Terra Energy did not wake up one morning and decide to sell solar. It decided to sell relief. Relief from upfront costs, relief from paperwork purgatory, relief from the quiet panic homeowners feel when the grid flickers and the bill climbs anyway. Founded in February 2016, Terra Energy came out of Mexico with a clear-eyed view of a market full of sunlight and short on access. Luis Roberto Perez-Aguirre saw it first, structuring solar as a subscription instead of a financial obstacle course. Jaime Martinez brought the engineering muscle and the conviction that clean power should feel boring in the best way possible. Reliable. Predictable. There when you flip the switch.

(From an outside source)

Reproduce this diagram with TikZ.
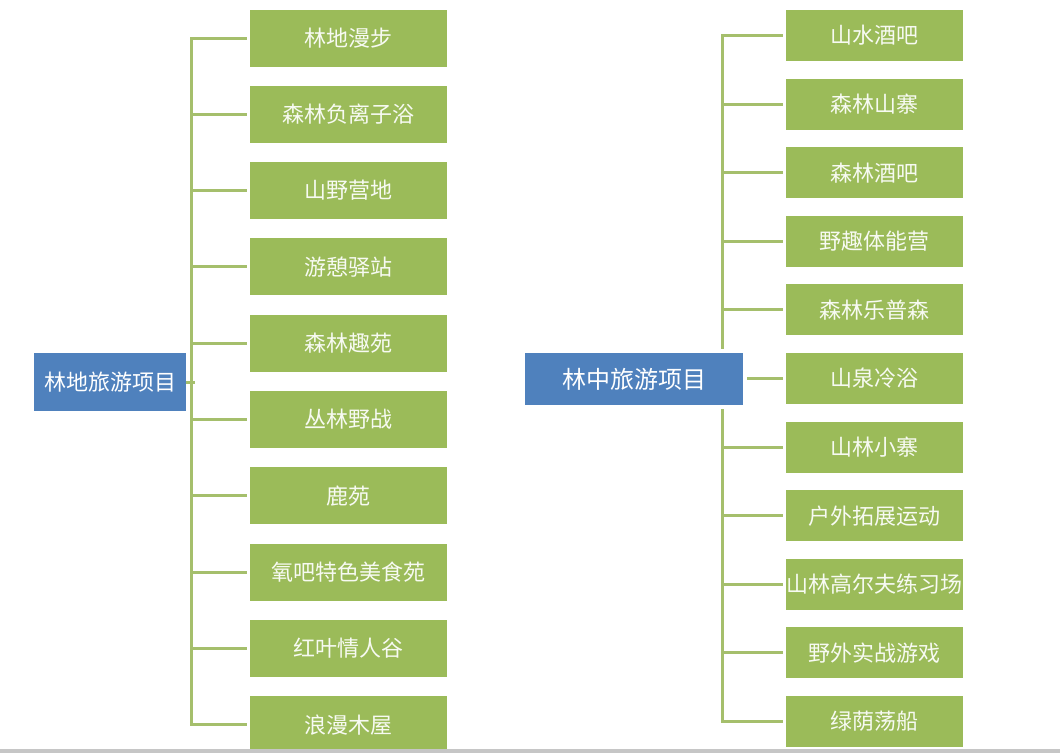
\documentclass[tikz,border=0pt]{standalone}
\usepackage{fontspec}
\setmainfont{Noto Sans CJK SC}
\definecolor{leafgreen}{HTML}{9BBB59}
\definecolor{rootblue}{HTML}{4F81BD}
\definecolor{linkgreen}{HTML}{A5BF6C}
\tikzset{
  leaf/.style={fill=leafgreen, text=white!92!leafgreen, inner sep=0pt, font=\fontsize{22}{22}\selectfont},
  rootbox/.style={fill=rootblue, text=white, inner sep=0pt, font=\fontsize{22}{22}\selectfont},
  link/.style={draw=linkgreen, line width=3pt}
}
\begin{document}
\begin{tikzpicture}[x=1pt,y=-1pt]
  \fill[white] (0,0) rectangle (1060,753);
  % left tree
  \foreach \t [count=\i] in {林地漫步,森林负离子浴,山野营地,游憩驿站,森林趣苑,丛林野战,鹿苑,氧吧特色美食苑,红叶情人谷,浪漫木屋}
    \node[leaf, minimum width=197pt, minimum height=57pt] (l\i) at (348.5,{38+76.3*(\i-1)}) {\t};
  \node[rootbox, minimum width=152pt, minimum height=58pt] (lroot) at (110,382) {林地旅游项目};
  \draw[link, shorten <=3pt, shorten >=3pt] (l1.west) -- ++(-58,0) |- (l10.west);
  \foreach \i in {2,...,9} \draw[link, shorten <=3pt] (l\i.west) -- ++(-58,0);
  \draw[link] (lroot.east) -- ++(9,0);
  % right tree
  \foreach \t [count=\i] in {山水酒吧,森林山寨,森林酒吧,野趣体能营,森林乐普森,山泉冷浴,山林小寨,户外拓展运动,山林高尔夫练习场,野外实战游戏,绿荫荡船}
    \node[leaf, minimum width=177pt, minimum height=51pt] (r\i) at (874.5,{35.5+68.6*(\i-1)}) {\t};
  \draw[link, shorten <=3pt, shorten >=3pt] (r1.west) -- ++(-63,0) |- (r11.west);
  \foreach \i in {2,...,10} \draw[link, shorten <=3pt] (r\i.west) -- ++(-63,0);
  \node[rootbox, draw=white, line width=4pt, minimum width=222pt, minimum height=56pt, font=\fontsize{24}{24}\selectfont] (rroot) at (634,379) {林中旅游项目};
  \draw[link, shorten >=3pt] (rroot.east |- r6.west) -- (r6.west);
  \fill[gray!45] (0,749) rectangle (1060,753);
\end{tikzpicture}
\end{document}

Terra Energy just locked in $105 million in combined debt and equity. Thirty five million of that arrived as a green loan from Breakwall Capital LP, joined by equity from ARC PE and Azora Capital, plus credit facilities from Banesco and First Horizon Bank. This was not a vanity raise. This was infrastructure money, legal work handled by Greenberg Traurig and Vinson and Elkins, with Teneo and Barkers Point Capital Advisors keeping the machine tight. Capital like this shows up when the model already works and the only question left is how fast you can responsibly press the gas.
The model is simple on the surface and brutal to execute. A 36 month residential solar subscription that covers design, installation, monitoring, maintenance, insurance, and support. No ownership stress. No financing gymnastics. Terra Energy now serves more than 8,000 customers across Mexico and the United States, installs roughly 200 systems a month, operates in over 100 cities, and holds meaningful market share in many of them. Florida leads the U.S. footprint, Texas is live, California is loading. Customer retention sits at 98 percent with an NPS of 71. Those numbers do not come from hype. They come from showing up and staying.
Under the hood, the real flex is speed. Terra Energy built an AI powered permit automation system that collapses a four month bottleneck into hours. Permits do not sell decks. They sell scale. Add vertically integrated operations and real time monitoring, and suddenly solar stops feeling like a project and starts behaving like a service. Jaime Martinez, Jeremy Green, and Suchet Singh are not chasing attention. They are aligning execution, capital, and timing while residential solar penetration still sits below four percent.
Terra Energy is not asking if homeowners want solar. That question was answered years ago. The sharper question is who makes it feel obvious, who removes the friction without removing trust, and who understands that energy is personal long before it is political or technical. This round did not close a chapter. It widened the aperture.